Sotto elezioni, la scorsa primavera, quando si scriveva che la lista civica Uniti per Coriano era caratterizzata dal centrodestra Luigi Vallorani si arrabbiava. E lo faceva anche in un bel modo: impetuoso e convinto.
La verifica c’è stata lo scorso 25 gennaio, durante la riunione del direttivo di Uniti per Coriano, sera in cui Luigi Vallorani ha abbandonato la nave della politica. La lista civica è diventata di partiti di centrodestra.
Sessantaquattro anni, una vita presa di petto e caratterizzata da una caterva di passioni, Vallorani ha una biografia personale attraente. Nella sua famiglia, originaria della provincia di Ascoli Piceno, si contano ben 36 prelati (tra preti e suore), tra cui un vescovo.
Arrivano a Montescudo, i Vallorani, negli anni Cinquanta. L’ingresso politico risale al ’70; anno in cui viene eletto consigliere comunale a Montescudo come indipendente nel Pci-Psi. Nell’81 è consigliere del Comitato circondariale (l’attuale Provincia). Dal ’99, per tre anni e mezzo, è assessore all’Urbanistica, Servizi sociali e Personale del Comune di Coriano nelle file diessine. Abbandona il sindaco Ivonne Crescentini, ed il generoso emolumento comunale, accusandola di poca trasparenza e meno ancora partecipazione nelle decisioni di governo della città.
Esce dai Ds e si butta nell’avventura di Uniti per Coriano; è uno degli uomini di spicco di cultura di sinistra in una lista dominata dalle anime di centrodestra. Il suo garante è il candidato a sindaco, Paride Pulcinelli.
Vallorani, si sente uno sconfitto?
“No. Il risultato di Uniti per Coriano è stato ottimo; abbiamo strappato alla sinistra quasi 20 punti”.
Perché ha abbandonato Pulcinelli?
“All’inizio del nostro percorso c’è stato un patto tra persone perbene: io del centrosinistra e Pulcinelli del centrodestra. In questi mesi c’è sempre stato uno scalpitio, con la necessità di correggere gli ardori dei partiti. Il 25 gennaio, nella riunione, anche Pulcinelli ha condiviso la tesi di An. E su questo non transigo. Un conto è se lo avessero fatto esponenti di An e Forza Italia, un altro è Pulcinelli. Credo che nei miei confronti non sia stato politicamente corretto fino alla fine; anche se la sua scelta, per carità, è legittima. Ma non per me”.

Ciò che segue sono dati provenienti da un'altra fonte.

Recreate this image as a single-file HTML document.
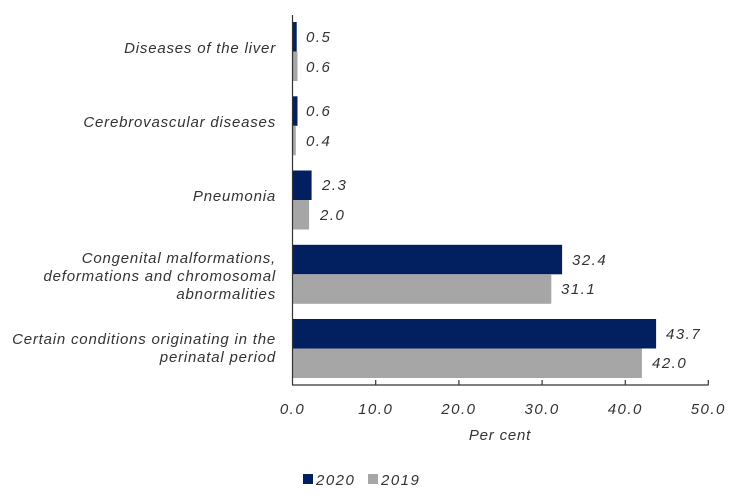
<!DOCTYPE html><html><head><style>body{margin:0;background:#fff}</style></head><body>
<svg width="732" height="496" xmlns="http://www.w3.org/2000/svg" font-family="Liberation Sans, sans-serif" font-style="italic" font-size="15" fill="#333" letter-spacing="0.8">
<g id="bars">
<rect x="292.5" y="22" width="4.2" height="29.5" fill="#022060"/><rect x="292.5" y="51.5" width="5" height="29.5" fill="#a6a6a6"/>
<rect x="292.5" y="96.3" width="5" height="29.5" fill="#022060"/><rect x="292.5" y="125.8" width="3.3" height="29.5" fill="#a6a6a6"/>
<rect x="292.5" y="170.5" width="19.1" height="29.5" fill="#022060"/><rect x="292.5" y="200" width="16.6" height="29.5" fill="#a6a6a6"/>
<rect x="292.5" y="244.8" width="269.6" height="29.5" fill="#022060"/><rect x="292.5" y="274.3" width="258.8" height="29.5" fill="#a6a6a6"/>
<rect x="292.5" y="319" width="363.6" height="29.5" fill="#022060"/><rect x="292.5" y="348.5" width="349.4" height="29.5" fill="#a6a6a6"/>
</g>
<g stroke="#333" stroke-width="1.2"><line x1="292.5" y1="15" x2="292.5" y2="385"/><line x1="292" y1="385" x2="708.5" y2="385"/>
<line x1="375.7" y1="380" x2="375.7" y2="385"/><line x1="458.9" y1="380" x2="458.9" y2="385"/><line x1="542.1" y1="380" x2="542.1" y2="385"/><line x1="625.3" y1="380" x2="625.3" y2="385"/><line x1="708.3" y1="380" x2="708.3" y2="385"/></g>
<g letter-spacing="1.5">
<text x="306" y="42">0.5</text><text x="306" y="72">0.6</text>
<text x="306" y="116">0.6</text><text x="306" y="146">0.4</text>
<text x="322" y="190">2.3</text><text x="320" y="220">2.0</text>
<text x="572" y="265">32.4</text><text x="561" y="294">31.1</text>
<text x="666" y="339">43.7</text><text x="652" y="368">42.0</text>
</g>
<g text-anchor="end">
<text x="276" y="53">Diseases of the liver</text>
<text x="276" y="127">Cerebrovascular diseases</text>
<text x="276" y="201">Pneumonia</text>
<text x="276" y="263">Congenital malformations,</text>
<text x="276" y="281">deformations and chromosomal</text>
<text x="276" y="299">abnormalities</text>
<text x="276" y="344">Certain conditions originating in the</text>
<text x="276" y="362">perinatal period</text>
</g>
<g text-anchor="middle" letter-spacing="1.5">
<text x="292.5" y="414">0.0</text><text x="375.7" y="414">10.0</text><text x="458.9" y="414">20.0</text><text x="542.1" y="414">30.0</text><text x="625.3" y="414">40.0</text><text x="708.3" y="414">50.0</text>
<text x="500" y="440" letter-spacing="0.8">Per cent</text>
</g>
<rect x="303" y="474" width="10" height="10" fill="#022060"/><text x="316" y="485" letter-spacing="1.5">2020</text>
<rect x="368" y="474" width="10" height="10" fill="#a6a6a6"/><text x="381" y="485" letter-spacing="1.5">2019</text>
</svg></body></html>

Lei ha sempre sostenuto, Pulcinelli è un galantuomo…
“Lo è ancora come persona; ma non come politico. Io credo alla parola data”.
Per il suo modo di fare politica qualcuno l’ha definita un cavallo pazzo, che cosa dice?

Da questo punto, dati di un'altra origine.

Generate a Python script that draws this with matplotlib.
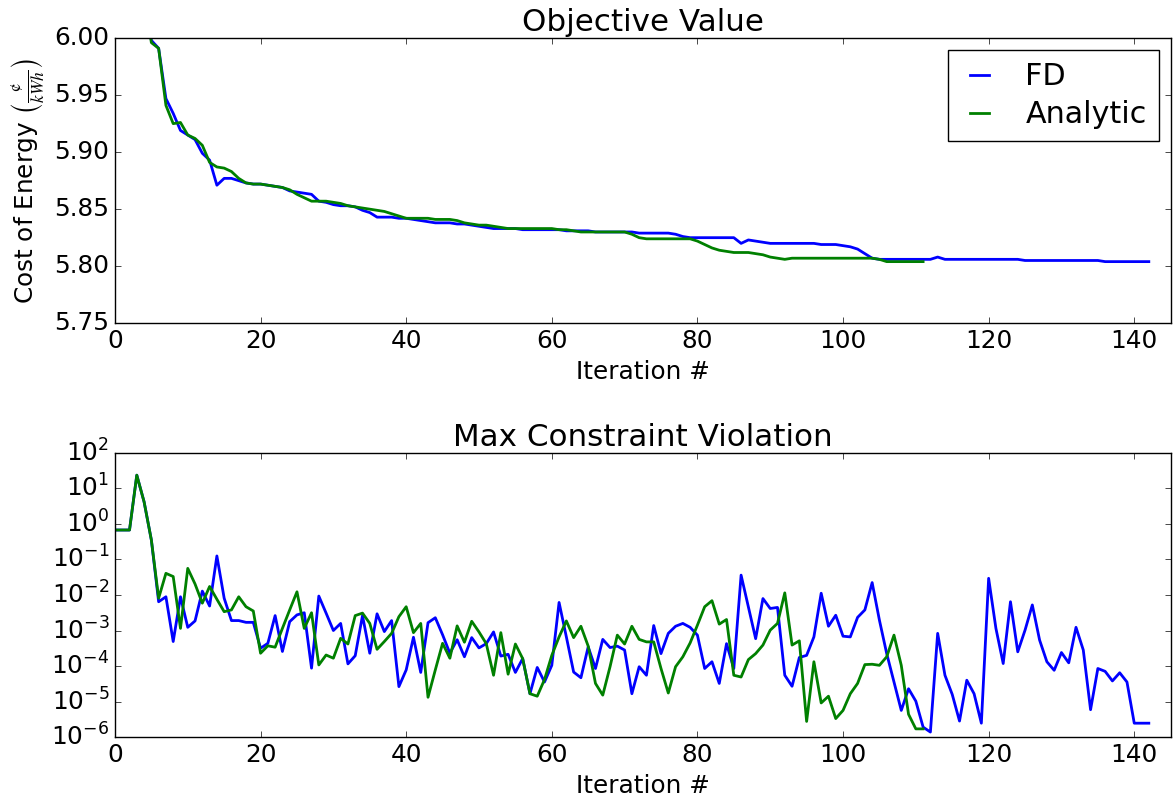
import matplotlib
matplotlib.use('Agg')
import matplotlib.pyplot as plt
import matplotlib.ticker as mticker
import numpy as np

plt.style.use('classic')
plt.rcParams['font.size'] = 17.8
plt.rcParams['figure.facecolor'] = 'white'
plt.rcParams['savefig.facecolor'] = 'white'

# objective value (cost of energy) per iteration
fd_cost = [6.25, 6.20, 6.15, 6.10, 6.04, 5.998, 5.991, 5.947, 5.934, 5.919,
           5.915, 5.911, 5.899, 5.893, 5.871, 5.877, 5.877, 5.875, 5.873, 5.872,
           5.872, 5.871, 5.870, 5.869, 5.866, 5.865, 5.864, 5.863, 5.857, 5.856,
           5.854, 5.853, 5.853, 5.852, 5.849, 5.847, 5.843, 5.843, 5.843, 5.842,
           5.842, 5.841, 5.840, 5.839, 5.838, 5.838, 5.838, 5.837, 5.837, 5.836,
           5.835, 5.834, 5.833, 5.833, 5.833, 5.833, 5.832, 5.832, 5.832, 5.832,
           5.832, 5.832, 5.831, 5.831, 5.831, 5.831, 5.830, 5.830, 5.830, 5.830,
           5.830, 5.830, 5.829, 5.829, 5.829, 5.829, 5.829, 5.828, 5.826, 5.825,
           5.825, 5.825, 5.825, 5.825, 5.825, 5.825, 5.820, 5.823, 5.822, 5.821,
           5.820, 5.820, 5.820, 5.820, 5.820, 5.820, 5.820, 5.819, 5.819, 5.819,
           5.818, 5.817, 5.815, 5.811, 5.807, 5.806, 5.806, 5.806, 5.806, 5.806,
           5.806, 5.806, 5.806, 5.808, 5.806, 5.806, 5.806, 5.806, 5.806, 5.806,
           5.806, 5.806, 5.806, 5.806, 5.806, 5.805, 5.805, 5.805, 5.805, 5.805,
           5.805, 5.805, 5.805, 5.805, 5.805, 5.805, 5.804, 5.804, 5.804, 5.804,
           5.804, 5.804, 5.804]
an_cost = [6.25, 6.20, 6.15, 6.10, 6.04, 5.996, 5.991, 5.941, 5.925, 5.926,
           5.915, 5.912, 5.906, 5.891, 5.887, 5.886, 5.883, 5.877, 5.873, 5.872,
           5.872, 5.871, 5.870, 5.869, 5.867, 5.863, 5.860, 5.857, 5.857, 5.857,
           5.856, 5.855, 5.853, 5.852, 5.851, 5.850, 5.849, 5.848, 5.846, 5.844,
           5.842, 5.842, 5.842, 5.842, 5.841, 5.841, 5.841, 5.840, 5.838, 5.837,
           5.836, 5.836, 5.835, 5.834, 5.833, 5.833, 5.833, 5.833, 5.833, 5.833,
           5.833, 5.832, 5.832, 5.831, 5.830, 5.830, 5.830, 5.830, 5.830, 5.830,
           5.830, 5.828, 5.825, 5.824, 5.824, 5.824, 5.824, 5.824, 5.824, 5.824,
           5.822, 5.819, 5.816, 5.814, 5.813, 5.812, 5.812, 5.812, 5.811, 5.810,
           5.808, 5.807, 5.806, 5.807, 5.807, 5.807, 5.807, 5.807, 5.807, 5.807,
           5.807, 5.807, 5.807, 5.807, 5.807, 5.806, 5.804, 5.804, 5.804, 5.804,
           5.804, 5.804]

# max constraint violation, as log10 exponents
fd_viol_exp = [-0.17, -0.17, -0.17, 1.375, 0.625, -0.45, -2.19, -2.05, -3.31, -2.05,
               -2.91, -2.73, -1.89, -2.31, -0.90, -2.09, -2.72, -2.72, -2.77, -2.77,
               -3.50, -3.36, -2.58, -3.59, -2.75, -2.56, -2.50, -4.06, -2.03, -2.51,
               -3.00, -2.80, -3.94, -3.71, -2.58, -3.64, -2.53, -3.03, -2.72, -4.58,
               -4.11, -3.19, -4.18, -2.78, -2.64, -3.12, -3.64, -3.26, -3.74, -3.20,
               -3.49, -3.37, -3.04, -3.72, -3.67, -4.18, -3.79, -4.78, -4.04, -4.45,
               -3.98, -2.21, -3.18, -4.17, -4.33, -3.46, -4.07, -3.25, -3.48, -3.44,
               -3.55, -4.78, -4.02, -4.26, -2.86, -3.65, -3.08, -2.88, -2.80, -2.91,
               -3.13, -4.07, -3.88, -4.49, -3.37, -4.07, -1.44, -2.33, -3.23, -2.10,
               -2.38, -2.35, -4.26, -4.57, -3.76, -3.70, -3.18, -1.95, -2.88, -2.57,
               -3.16, -3.18, -2.63, -2.42, -1.65, -2.71, -3.65, -4.45, -5.25, -4.64,
               -4.99, -5.72, -5.86, -3.08, -4.26, -4.80, -5.55, -4.40, -4.78, -5.61,
               -1.53, -2.94, -3.93, -2.19, -3.60, -2.99, -2.28, -3.27, -3.88, -4.12,
               -3.62, -3.91, -2.91, -3.55, -5.23, -4.07, -4.15, -4.42, -4.19, -4.45,
               -5.61, -5.61, -5.61]
an_viol_exp = [-0.17, -0.17, -0.17, 1.375, 0.625, -0.45, -2.09, -1.39, -1.48, -2.94,
               -1.25, -1.69, -2.23, -1.76, -2.12, -2.47, -2.42, -2.05, -2.33, -2.45,
               -3.64, -3.43, -3.47, -2.94, -2.42, -1.91, -2.94, -2.50, -3.97, -3.69,
               -3.78, -3.22, -3.38, -2.58, -2.51, -2.80, -3.53, -3.31, -3.08, -2.61,
               -2.33, -3.06, -2.80, -4.88, -4.11, -3.36, -3.78, -2.87, -3.33, -2.74,
               -3.04, -3.37, -4.26, -3.06, -4.23, -3.38, -3.79, -4.78, -4.85, -4.38,
               -3.70, -3.18, -2.73, -3.20, -2.88, -3.44, -4.49, -4.82, -4.02, -3.13,
               -3.38, -2.88, -3.25, -3.32, -3.32, -4.07, -4.76, -4.02, -3.74, -3.35,
               -2.85, -2.33, -2.16, -2.82, -2.69, -4.26, -4.31, -3.82, -3.65, -3.41,
               -2.99, -2.80, -1.94, -3.41, -3.29, -5.56, -3.88, -5.04, -4.85, -5.48,
               -5.25, -4.78, -4.49, -3.96, -3.95, -3.98, -3.74, -3.13, -3.98, -5.36,
               -5.77, -5.77]

fd_iter = np.arange(len(fd_cost))
an_iter = np.arange(len(an_cost))
fd_viol = 10.0 ** np.array(fd_viol_exp)
an_viol = 10.0 ** np.array(an_viol_exp)

fig = plt.figure(figsize=(11.73, 8.02), dpi=100)
ax1 = fig.add_axes([0.098, 0.597, 0.9, 0.3555])
ax2 = fig.add_axes([0.098, 0.081, 0.9, 0.3542])

ax1.plot(fd_iter, fd_cost, 'b-', lw=2, label='FD')
ax1.plot(an_iter, an_cost, 'g-', lw=2, label='Analytic')
ax1.set_xlim(0, 145)
ax1.set_ylim(5.75, 6.00)
ax1.yaxis.set_major_formatter(mticker.FormatStrFormatter('%.2f'))
ax1.set_title('Objective Value', fontsize=22.3)
ax1.set_xlabel('Iteration #')
ax1.set_ylabel(r'Cost of Energy $\left(\frac{¢}{kWh}\right)$', math_fontfamily='stix')
ax1.legend(loc='upper right', fontsize=21.7, handlelength=1.25,
           handletextpad=0.9, labelspacing=0.3, borderaxespad=0.4)

ax2.semilogy(fd_iter, fd_viol, 'b-', lw=2)
ax2.semilogy(an_iter, an_viol, 'g-', lw=2)
ax2.set_xlim(0, 145)
ax2.set_ylim(1e-6, 1e2)
ax2.yaxis.set_major_locator(mticker.LogLocator(base=10, numticks=20))
ax2.yaxis.set_minor_locator(mticker.NullLocator())
ax2.set_title('Max Constraint Violation', fontsize=22.3)
ax2.set_xlabel('Iteration #')

fig.savefig('out.png', dpi=100)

“C’è una coerenza di fondo: vado sempre via a testa alta, guardando gli altri negli occhi”.
Quale riflessione dopo questa rottura. Chimere le liste civiche trasversali?
“Eravamo partiti bene; la nostra poteva essere una bella esperienza. E con una buona opposizione, tra 5 anni si poteva sperare anche di vincere. Abbiamo speso delle parole con i corianesi: verbali e scritte. Con le cose verbali che valgono più delle scritte: dovevamo parlare solo di programmi e problemi della città”.
Qual è il suo rapporto con i Ds, il suo ex partito?
“Al momento non esiste. Ci sono delle relazioni personali”.
Errori commessi?
“Forse il più grande quello di aver fatto politica. Sono un impulsivo. Vado dove mi porta il cuore e sempre in buona fede e senza secondi fini. Nella politica ho sempre cercato la correttezza ed i principi. E’ triste quando ci si accorge che non è così; atteggiamenti che si riscontrano sia a destra, sia a sinistra. Il mio cuore resta sempre a sinistra; non fraintendiamoci. Me ne sono andato dopo un bel vociare, augurando buon lavoro a tutti. Altri però hanno abbandonato Pulcinelli e credo che ce ne siano ancora pronti a lasciare”.